Confederate Relic Room: Long-lost papers shine a light on Confederacy’s financial crisis


On the verge of crisis 145 years ago, the Confederate States of America sought an economic rescue not unlike the one U.S. financial institutions recently got.

Confederate accounts were overdrawn, and credit from overseas investment firms was about to dry up because lenders weren’t confident the Southern states could repay their mounting debts.

So, in 1863, Alabama businessman Colin J. McRae was sent to Europe to orchestrate a bailout of the Confederacy.

In 2002, a trove of documents from McRae’s time in England and France was found in the attic of a home in Alabama. The papers revealed the impact of European financing on the Civil War and provided historic details of the Confederate supply chain.

“It’s primary material,” said Rodger Stroup, the director of the S.C. Department of Archives and History. “That really is so important. It’s original materials and not something produced later.”

More than 2,500 documents, including 1,000 that relate directly to the Civil War, make up The Colin J. McRae Collection housed at the S.C. Confederate Relic Room and Military Museum.

The entire collection won’t be exhibited until 2011 during the Civil War Sesquicentennial, but a few items are on display now.

Nobody knew the collection existed until William and Wendy James bought an old Queen Anne house in Mobile, Ala., to turn it into a bed-and-breakfast. Now known as the Kate Shepard House, it once belonged to McRae’s niece. And in the attic, in long-forgotten boxes, McRae’s papers had sat for decades.

The James’ discovery unearthed a significant part of American history.

McRae, a cotton commission merchant in Mobile who had served on Alabama’s delegation to form the South’s provisional government, was sent to Europe to audit Confederate accounts and monitor the transactions of Caleb Huse, a Confederate purchasing agent.

Given the title of chief financial agent, McRae’s duties included the refinancing, maintenance and disbursement of a $15 million loan from Emile Erlanger & Company, a French banking house. McRae refinanced the loan at a more favorable rate, and then backed the loan bonds with cotton shipments from the South.
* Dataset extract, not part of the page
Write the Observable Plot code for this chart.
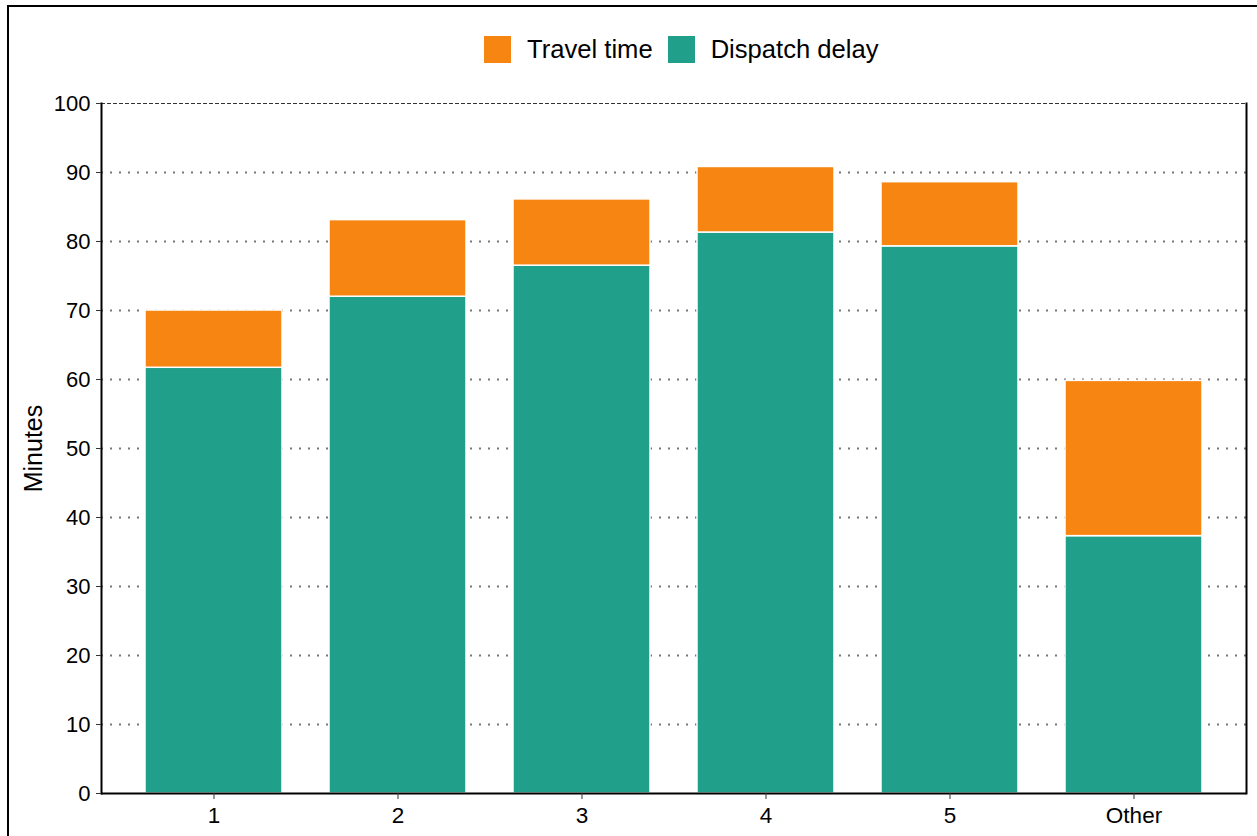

McRae made the purchasing of goods — from munitions to printed currency — more efficient. He also supervised blockade routes, which took ships and cargo from England to the Caribbean and then on to Southern port cities such as Charleston, Wilmington and Savannah.

Everything, it appears, was recorded and itemized. And McRae’s bookkeeping makes this abundantly clear: Imported goods were the lifeline of the Confederacy.

“There really wasn’t much in the way of stuff being produced” in Southern states, Stroup said.

On display are invoices such as an order for projectiles, ammunition and cartridges. There’s currency — 15-, 25-, 50- and 75-cent notes — printed on English watermarked paper. An 1835 Enfield Rifle has “SC” inscribed on the butt.

At the end of the war, the United States sought to prosecute McRae because the government assumed he was hiding money. McRae never returned to Alabama; he died in Belize.

It’s unclear how his papers, an impressive record of the Civil War, ended up in Alabama. But Kristina Dunn Johnson, the Confederate Relic Room’s curator of history, said McRae’s family visited him in Belize.

Johnson said the museum is fortunate to have the papers.

The collection, appraised at more than $300,000, was sold “at a discount” — for $250,000 — “because we were a museum and we’re going to keep it together,” Johnson said.

The museum is within $8,000 of a $125,000 fundraising goal to complete the purchase. (The state contributed the other half.)

“It’s lucky to have the support of a strong donor base and the state of South Carolina,” she said. “Our luck is that people care about our museum.”